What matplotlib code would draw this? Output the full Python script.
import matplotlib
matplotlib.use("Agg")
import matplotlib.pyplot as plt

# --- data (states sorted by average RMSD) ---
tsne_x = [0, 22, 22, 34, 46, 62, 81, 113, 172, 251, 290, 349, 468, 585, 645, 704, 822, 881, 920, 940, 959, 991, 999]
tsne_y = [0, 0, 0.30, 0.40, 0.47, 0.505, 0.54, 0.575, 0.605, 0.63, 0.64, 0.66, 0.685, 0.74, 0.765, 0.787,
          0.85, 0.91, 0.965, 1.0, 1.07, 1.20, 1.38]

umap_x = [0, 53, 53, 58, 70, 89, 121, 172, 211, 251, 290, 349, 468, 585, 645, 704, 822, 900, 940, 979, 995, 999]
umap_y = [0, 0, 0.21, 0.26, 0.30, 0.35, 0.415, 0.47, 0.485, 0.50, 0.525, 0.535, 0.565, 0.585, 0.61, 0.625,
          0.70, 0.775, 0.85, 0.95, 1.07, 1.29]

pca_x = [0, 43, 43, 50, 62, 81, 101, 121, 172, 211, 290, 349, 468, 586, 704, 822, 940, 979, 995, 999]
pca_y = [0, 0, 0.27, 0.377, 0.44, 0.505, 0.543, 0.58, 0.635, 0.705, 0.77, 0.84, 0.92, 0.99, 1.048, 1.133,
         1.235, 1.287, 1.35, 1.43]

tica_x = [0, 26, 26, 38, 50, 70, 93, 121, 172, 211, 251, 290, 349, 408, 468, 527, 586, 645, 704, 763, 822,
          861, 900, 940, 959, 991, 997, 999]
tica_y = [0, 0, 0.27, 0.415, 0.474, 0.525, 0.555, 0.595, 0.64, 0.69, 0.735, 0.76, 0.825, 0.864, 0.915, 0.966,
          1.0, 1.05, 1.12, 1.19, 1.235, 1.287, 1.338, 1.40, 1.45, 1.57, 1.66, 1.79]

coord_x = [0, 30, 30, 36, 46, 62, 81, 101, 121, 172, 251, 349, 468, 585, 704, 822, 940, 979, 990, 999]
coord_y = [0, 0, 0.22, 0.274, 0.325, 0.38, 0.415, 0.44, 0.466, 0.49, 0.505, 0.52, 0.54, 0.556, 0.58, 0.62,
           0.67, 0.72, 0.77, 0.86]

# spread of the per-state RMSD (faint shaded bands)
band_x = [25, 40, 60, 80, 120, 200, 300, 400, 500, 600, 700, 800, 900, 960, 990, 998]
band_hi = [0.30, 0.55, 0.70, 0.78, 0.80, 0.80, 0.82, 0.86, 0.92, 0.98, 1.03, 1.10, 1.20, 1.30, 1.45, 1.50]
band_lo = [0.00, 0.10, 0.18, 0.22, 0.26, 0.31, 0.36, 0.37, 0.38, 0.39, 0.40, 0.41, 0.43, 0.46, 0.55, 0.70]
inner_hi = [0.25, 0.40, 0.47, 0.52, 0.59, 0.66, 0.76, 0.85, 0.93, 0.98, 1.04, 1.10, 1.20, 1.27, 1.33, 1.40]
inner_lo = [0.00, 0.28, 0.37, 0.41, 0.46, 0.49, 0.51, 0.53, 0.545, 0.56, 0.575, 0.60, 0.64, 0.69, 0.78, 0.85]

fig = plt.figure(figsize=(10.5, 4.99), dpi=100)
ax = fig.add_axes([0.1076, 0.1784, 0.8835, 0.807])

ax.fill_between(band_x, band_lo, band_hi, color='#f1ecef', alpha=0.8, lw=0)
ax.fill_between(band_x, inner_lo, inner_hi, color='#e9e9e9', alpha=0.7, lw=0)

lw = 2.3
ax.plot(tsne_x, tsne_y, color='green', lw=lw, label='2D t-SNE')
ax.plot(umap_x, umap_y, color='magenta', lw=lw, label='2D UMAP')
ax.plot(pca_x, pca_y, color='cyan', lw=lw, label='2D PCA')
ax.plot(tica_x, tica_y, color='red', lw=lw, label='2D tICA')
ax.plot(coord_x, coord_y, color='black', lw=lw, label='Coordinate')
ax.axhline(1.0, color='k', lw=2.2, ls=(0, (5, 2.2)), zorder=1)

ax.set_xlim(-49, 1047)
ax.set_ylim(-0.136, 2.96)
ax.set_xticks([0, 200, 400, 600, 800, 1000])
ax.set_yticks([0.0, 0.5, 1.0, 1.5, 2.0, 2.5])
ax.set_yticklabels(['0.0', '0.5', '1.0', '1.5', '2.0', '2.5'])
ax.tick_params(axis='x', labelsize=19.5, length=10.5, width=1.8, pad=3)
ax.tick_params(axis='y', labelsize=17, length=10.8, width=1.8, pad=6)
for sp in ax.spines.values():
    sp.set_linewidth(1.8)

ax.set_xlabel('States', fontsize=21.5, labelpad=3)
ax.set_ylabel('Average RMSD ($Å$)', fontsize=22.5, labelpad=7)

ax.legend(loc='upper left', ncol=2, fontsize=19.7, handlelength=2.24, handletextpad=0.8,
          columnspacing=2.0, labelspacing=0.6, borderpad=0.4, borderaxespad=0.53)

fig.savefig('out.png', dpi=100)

════

Copy down the material exactly as written.

What matplotlib code would draw this? Output the full Python script.
import matplotlib
matplotlib.use("Agg")
import matplotlib.pyplot as plt

# --- data (states sorted by average RMSD) ---
tsne_x = [0, 22, 22, 34, 46, 62, 81, 113, 172, 251, 290, 349, 468, 585, 645, 704, 822, 881, 920, 940, 959, 991, 999]
tsne_y = [0, 0, 0.30, 0.40, 0.47, 0.505, 0.54, 0.575, 0.605, 0.63, 0.64, 0.66, 0.685, 0.74, 0.765, 0.787,
          0.85, 0.91, 0.965, 1.0, 1.07, 1.20, 1.38]

umap_x = [0, 53, 53, 58, 70, 89, 121, 172, 211, 251, 290, 349, 468, 585, 645, 704, 822, 900, 940, 979, 995, 999]
umap_y = [0, 0, 0.21, 0.26, 0.30, 0.35, 0.415, 0.47, 0.485, 0.50, 0.525, 0.535, 0.565, 0.585, 0.61, 0.625,
          0.70, 0.775, 0.85, 0.95, 1.07, 1.29]

pca_x = [0, 43, 43, 50, 62, 81, 101, 121, 172, 211, 290, 349, 468, 586, 704, 822, 940, 979, 995, 999]
pca_y = [0, 0, 0.27, 0.377, 0.44, 0.505, 0.543, 0.58, 0.635, 0.705, 0.77, 0.84, 0.92, 0.99, 1.048, 1.133,
         1.235, 1.287, 1.35, 1.43]

tica_x = [0, 26, 26, 38, 50, 70, 93, 121, 172, 211, 251, 290, 349, 408, 468, 527, 586, 645, 704, 763, 822,
          861, 900, 940, 959, 991, 997, 999]
tica_y = [0, 0, 0.27, 0.415, 0.474, 0.525, 0.555, 0.595, 0.64, 0.69, 0.735, 0.76, 0.825, 0.864, 0.915, 0.966,
          1.0, 1.05, 1.12, 1.19, 1.235, 1.287, 1.338, 1.40, 1.45, 1.57, 1.66, 1.79]

coord_x = [0, 30, 30, 36, 46, 62, 81, 101, 121, 172, 251, 349, 468, 585, 704, 822, 940, 979, 990, 999]
coord_y = [0, 0, 0.22, 0.274, 0.325, 0.38, 0.415, 0.44, 0.466, 0.49, 0.505, 0.52, 0.54, 0.556, 0.58, 0.62,
           0.67, 0.72, 0.77, 0.86]

# spread of the per-state RMSD (faint shaded bands)
band_x = [25, 40, 60, 80, 120, 200, 300, 400, 500, 600, 700, 800, 900, 960, 990, 998]
band_hi = [0.30, 0.55, 0.70, 0.78, 0.80, 0.80, 0.82, 0.86, 0.92, 0.98, 1.03, 1.10, 1.20, 1.30, 1.45, 1.50]
band_lo = [0.00, 0.10, 0.18, 0.22, 0.26, 0.31, 0.36, 0.37, 0.38, 0.39, 0.40, 0.41, 0.43, 0.46, 0.55, 0.70]
inner_hi = [0.25, 0.40, 0.47, 0.52, 0.59, 0.66, 0.76, 0.85, 0.93, 0.98, 1.04, 1.10, 1.20, 1.27, 1.33, 1.40]
inner_lo = [0.00, 0.28, 0.37, 0.41, 0.46, 0.49, 0.51, 0.53, 0.545, 0.56, 0.575, 0.60, 0.64, 0.69, 0.78, 0.85]

fig = plt.figure(figsize=(10.5, 4.99), dpi=100)
ax = fig.add_axes([0.1076, 0.1784, 0.8835, 0.807])

ax.fill_between(band_x, band_lo, band_hi, color='#f1ecef', alpha=0.8, lw=0)
ax.fill_between(band_x, inner_lo, inner_hi, color='#e9e9e9', alpha=0.7, lw=0)

lw = 2.3
ax.plot(tsne_x, tsne_y, color='green', lw=lw, label='2D t-SNE')
ax.plot(umap_x, umap_y, color='magenta', lw=lw, label='2D UMAP')
ax.plot(pca_x, pca_y, color='cyan', lw=lw, label='2D PCA')
ax.plot(tica_x, tica_y, color='red', lw=lw, label='2D tICA')
ax.plot(coord_x, coord_y, color='black', lw=lw, label='Coordinate')
ax.axhline(1.0, color='k', lw=2.2, ls=(0, (5, 2.2)), zorder=1)

ax.set_xlim(-49, 1047)
ax.set_ylim(-0.136, 2.96)
ax.set_xticks([0, 200, 400, 600, 800, 1000])
ax.set_yticks([0.0, 0.5, 1.0, 1.5, 2.0, 2.5])
ax.set_yticklabels(['0.0', '0.5', '1.0', '1.5', '2.0', '2.5'])
ax.tick_params(axis='x', labelsize=19.5, length=10.5, width=1.8, pad=3)
ax.tick_params(axis='y', labelsize=17, length=10.8, width=1.8, pad=6)
for sp in ax.spines.values():
    sp.set_linewidth(1.8)

ax.set_xlabel('States', fontsize=21.5, labelpad=3)
ax.set_ylabel('Average RMSD ($Å$)', fontsize=22.5, labelpad=7)

ax.legend(loc='upper left', ncol=2, fontsize=19.7, handlelength=2.24, handletextpad=0.8,
          columnspacing=2.0, labelspacing=0.6, borderpad=0.4, borderaxespad=0.53)

fig.savefig('out.png', dpi=100)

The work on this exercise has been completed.